Stored data:

%%

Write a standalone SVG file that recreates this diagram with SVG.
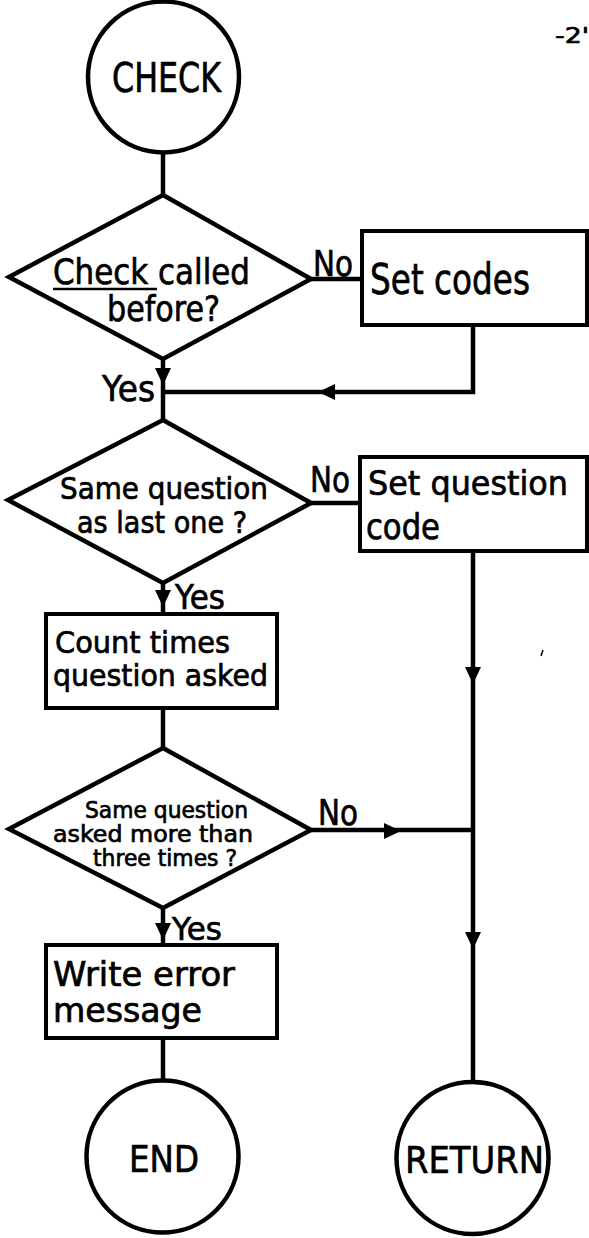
<svg xmlns="http://www.w3.org/2000/svg" xmlns:xlink="http://www.w3.org/1999/xlink" width="589" height="1238" viewBox="0 0 589 1238">
<style>
  .shape { fill: #fff; stroke: #000; stroke-width: 4.5; }
  .box { fill: #fff; stroke: #000; stroke-width: 4; }
  .line { fill: none; stroke: #000; stroke-width: 4.5; }
  .thin { fill: none; stroke: #000; stroke-width: 2.5; }
  text { font-family: "DejaVu Sans", "Liberation Sans", sans-serif; fill: #000; stroke: #000; stroke-width: 0.7; }
</style>
<defs>
  <path id="ah" d="M0,0 L-8,-17 L8,-17 Z" fill="#000"/>
</defs>
<rect x="0" y="0" width="589" height="1238" fill="#fff"/>

<g id="page-number">
  <text x="555" y="43" font-size="21" textLength="34" lengthAdjust="spacingAndGlyphs">-2'</text>
</g>

<g id="connectors">
  <line class="line" x1="163" y1="153" x2="163" y2="195"/>
  <line class="line" x1="163" y1="359" x2="163" y2="420"/>
  <line class="line" x1="311" y1="279" x2="362" y2="279"/>
  <polyline class="line" points="473,325 473,392 163,392"/>
  <line class="line" x1="311" y1="503" x2="360" y2="503"/>
  <line class="line" x1="163" y1="583" x2="163" y2="614"/>
  <line class="line" x1="163" y1="708" x2="163" y2="748"/>
  <line class="line" x1="473" y1="551" x2="473" y2="1082"/>
  <line class="line" x1="311" y1="830" x2="473" y2="830"/>
  <line class="line" x1="163" y1="908" x2="163" y2="945"/>
  <line class="line" x1="163" y1="1038" x2="163" y2="1080"/>
  <use xlink:href="#ah" transform="translate(163,385)"/>
  <use xlink:href="#ah" transform="translate(318,392) rotate(90)"/>
  <use xlink:href="#ah" transform="translate(163,607)"/>
  <use xlink:href="#ah" transform="translate(473,684)"/>
  <use xlink:href="#ah" transform="translate(401,831) rotate(-90)"/>
  <use xlink:href="#ah" transform="translate(163,940)"/>
  <use xlink:href="#ah" transform="translate(473,949)"/>
  <text x="313" y="276" font-size="36" textLength="40" lengthAdjust="spacingAndGlyphs">No</text>
  <text x="102" y="401" font-size="36" textLength="53" lengthAdjust="spacingAndGlyphs">Yes</text>
  <text x="310" y="492" font-size="36" textLength="40" lengthAdjust="spacingAndGlyphs">No</text>
  <text x="175" y="609" font-size="34" textLength="50" lengthAdjust="spacingAndGlyphs">Yes</text>
  <text x="318" y="825" font-size="36" textLength="40" lengthAdjust="spacingAndGlyphs">No</text>
  <text x="172" y="940" font-size="32" textLength="50" lengthAdjust="spacingAndGlyphs">Yes</text>
</g>

<g id="check">
  <circle class="shape" cx="163.5" cy="77" r="75.5"/>
  <text x="112" y="92" font-size="40" textLength="109" lengthAdjust="spacingAndGlyphs">CHECK</text>
</g>

<g id="decision-called-before">
  <polygon class="shape" points="163,195 311,279 163,359 9,277"/>
  <text x="53" y="284" font-size="36" textLength="197" lengthAdjust="spacingAndGlyphs">Check called</text>
  <line class="thin" x1="53" y1="289" x2="157" y2="289"/>
  <text x="107" y="321" font-size="36" textLength="113" lengthAdjust="spacingAndGlyphs">before?</text>
</g>

<g id="set-codes">
  <rect class="box" x="362" y="231" width="225" height="94"/>
  <text x="370" y="294" font-size="42" textLength="160" lengthAdjust="spacingAndGlyphs">Set codes</text>
</g>

<g id="decision-same-question">
  <polygon class="shape" points="163,420 311,503 163,583 8,500"/>
  <text x="60" y="499" font-size="30" textLength="208" lengthAdjust="spacingAndGlyphs">Same question</text>
  <text x="77" y="533" font-size="30" textLength="170" lengthAdjust="spacingAndGlyphs">as last one ?</text>
</g>

<g id="set-question-code">
  <rect class="box" x="360" y="457" width="227" height="94"/>
  <text x="368" y="495" font-size="34" textLength="200" lengthAdjust="spacingAndGlyphs">Set question</text>
  <text x="366" y="539" font-size="35" textLength="74" lengthAdjust="spacingAndGlyphs">code</text>
</g>

<g id="count-times">
  <rect class="box" x="46" y="614" width="231" height="94"/>
  <text x="55" y="653" font-size="30" textLength="175" lengthAdjust="spacingAndGlyphs">Count times</text>
  <text x="53" y="686" font-size="30" textLength="215" lengthAdjust="spacingAndGlyphs">question asked</text>
</g>

<g id="decision-more-than-three">
  <polygon class="shape" points="163,748 311,830 163,908 9,829"/>
  <text x="85" y="818" font-size="23" textLength="163" lengthAdjust="spacingAndGlyphs">Same question</text>
  <text x="53" y="842" font-size="23" textLength="200" lengthAdjust="spacingAndGlyphs">asked more than</text>
  <text x="93" y="866" font-size="23" textLength="144" lengthAdjust="spacingAndGlyphs">three times ?</text>
</g>

<g id="write-error">
  <rect class="box" x="46" y="945" width="231" height="93"/>
  <text x="53" y="986" font-size="33" textLength="182" lengthAdjust="spacingAndGlyphs">Write error</text>
  <text x="53" y="1022" font-size="33" textLength="149" lengthAdjust="spacingAndGlyphs">message</text>
</g>

<g id="end">
  <circle class="shape" cx="162.5" cy="1156.5" r="76"/>
  <text x="129" y="1172" font-size="37" textLength="70" lengthAdjust="spacingAndGlyphs">END</text>
</g>

<g id="return">
  <circle class="shape" cx="472.5" cy="1158" r="76"/>
  <text x="405" y="1173" font-size="38" textLength="139" lengthAdjust="spacingAndGlyphs">RETURN</text>
</g>

<path d="M541,656 L543,650" stroke="#000" stroke-width="1.5" fill="none"/>
</svg>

%%

Each line above is to be copied verbatim. Drop any image from the copy.

Write a standalone SVG file that recreates this diagram with SVG.
<svg xmlns="http://www.w3.org/2000/svg" xmlns:xlink="http://www.w3.org/1999/xlink" width="589" height="1238" viewBox="0 0 589 1238">
<style>
  .shape { fill: #fff; stroke: #000; stroke-width: 4.5; }
  .box { fill: #fff; stroke: #000; stroke-width: 4; }
  .line { fill: none; stroke: #000; stroke-width: 4.5; }
  .thin { fill: none; stroke: #000; stroke-width: 2.5; }
  text { font-family: "DejaVu Sans", "Liberation Sans", sans-serif; fill: #000; stroke: #000; stroke-width: 0.7; }
</style>
<defs>
  <path id="ah" d="M0,0 L-8,-17 L8,-17 Z" fill="#000"/>
</defs>
<rect x="0" y="0" width="589" height="1238" fill="#fff"/>

<g id="page-number">
  <text x="555" y="43" font-size="21" textLength="34" lengthAdjust="spacingAndGlyphs">-2'</text>
</g>

<g id="connectors">
  <line class="line" x1="163" y1="153" x2="163" y2="195"/>
  <line class="line" x1="163" y1="359" x2="163" y2="420"/>
  <line class="line" x1="311" y1="279" x2="362" y2="279"/>
  <polyline class="line" points="473,325 473,392 163,392"/>
  <line class="line" x1="311" y1="503" x2="360" y2="503"/>
  <line class="line" x1="163" y1="583" x2="163" y2="614"/>
  <line class="line" x1="163" y1="708" x2="163" y2="748"/>
  <line class="line" x1="473" y1="551" x2="473" y2="1082"/>
  <line class="line" x1="311" y1="830" x2="473" y2="830"/>
  <line class="line" x1="163" y1="908" x2="163" y2="945"/>
  <line class="line" x1="163" y1="1038" x2="163" y2="1080"/>
  <use xlink:href="#ah" transform="translate(163,385)"/>
  <use xlink:href="#ah" transform="translate(318,392) rotate(90)"/>
  <use xlink:href="#ah" transform="translate(163,607)"/>
  <use xlink:href="#ah" transform="translate(473,684)"/>
  <use xlink:href="#ah" transform="translate(401,831) rotate(-90)"/>
  <use xlink:href="#ah" transform="translate(163,940)"/>
  <use xlink:href="#ah" transform="translate(473,949)"/>
  <text x="313" y="276" font-size="36" textLength="40" lengthAdjust="spacingAndGlyphs">No</text>
  <text x="102" y="401" font-size="36" textLength="53" lengthAdjust="spacingAndGlyphs">Yes</text>
  <text x="310" y="492" font-size="36" textLength="40" lengthAdjust="spacingAndGlyphs">No</text>
  <text x="175" y="609" font-size="34" textLength="50" lengthAdjust="spacingAndGlyphs">Yes</text>
  <text x="318" y="825" font-size="36" textLength="40" lengthAdjust="spacingAndGlyphs">No</text>
  <text x="172" y="940" font-size="32" textLength="50" lengthAdjust="spacingAndGlyphs">Yes</text>
</g>

<g id="check">
  <circle class="shape" cx="163.5" cy="77" r="75.5"/>
  <text x="112" y="92" font-size="40" textLength="109" lengthAdjust="spacingAndGlyphs">CHECK</text>
</g>

<g id="decision-called-before">
  <polygon class="shape" points="163,195 311,279 163,359 9,277"/>
  <text x="53" y="284" font-size="36" textLength="197" lengthAdjust="spacingAndGlyphs">Check called</text>
  <line class="thin" x1="53" y1="289" x2="157" y2="289"/>
  <text x="107" y="321" font-size="36" textLength="113" lengthAdjust="spacingAndGlyphs">before?</text>
</g>

<g id="set-codes">
  <rect class="box" x="362" y="231" width="225" height="94"/>
  <text x="370" y="294" font-size="42" textLength="160" lengthAdjust="spacingAndGlyphs">Set codes</text>
</g>

<g id="decision-same-question">
  <polygon class="shape" points="163,420 311,503 163,583 8,500"/>
  <text x="60" y="499" font-size="30" textLength="208" lengthAdjust="spacingAndGlyphs">Same question</text>
  <text x="77" y="533" font-size="30" textLength="170" lengthAdjust="spacingAndGlyphs">as last one ?</text>
</g>

<g id="set-question-code">
  <rect class="box" x="360" y="457" width="227" height="94"/>
  <text x="368" y="495" font-size="34" textLength="200" lengthAdjust="spacingAndGlyphs">Set question</text>
  <text x="366" y="539" font-size="35" textLength="74" lengthAdjust="spacingAndGlyphs">code</text>
</g>

<g id="count-times">
  <rect class="box" x="46" y="614" width="231" height="94"/>
  <text x="55" y="653" font-size="30" textLength="175" lengthAdjust="spacingAndGlyphs">Count times</text>
  <text x="53" y="686" font-size="30" textLength="215" lengthAdjust="spacingAndGlyphs">question asked</text>
</g>

<g id="decision-more-than-three">
  <polygon class="shape" points="163,748 311,830 163,908 9,829"/>
  <text x="85" y="818" font-size="23" textLength="163" lengthAdjust="spacingAndGlyphs">Same question</text>
  <text x="53" y="842" font-size="23" textLength="200" lengthAdjust="spacingAndGlyphs">asked more than</text>
  <text x="93" y="866" font-size="23" textLength="144" lengthAdjust="spacingAndGlyphs">three times ?</text>
</g>

<g id="write-error">
  <rect class="box" x="46" y="945" width="231" height="93"/>
  <text x="53" y="986" font-size="33" textLength="182" lengthAdjust="spacingAndGlyphs">Write error</text>
  <text x="53" y="1022" font-size="33" textLength="149" lengthAdjust="spacingAndGlyphs">message</text>
</g>

<g id="end">
  <circle class="shape" cx="162.5" cy="1156.5" r="76"/>
  <text x="129" y="1172" font-size="37" textLength="70" lengthAdjust="spacingAndGlyphs">END</text>
</g>

<g id="return">
  <circle class="shape" cx="472.5" cy="1158" r="76"/>
  <text x="405" y="1173" font-size="38" textLength="139" lengthAdjust="spacingAndGlyphs">RETURN</text>
</g>

<path d="M541,656 L543,650" stroke="#000" stroke-width="1.5" fill="none"/>
</svg>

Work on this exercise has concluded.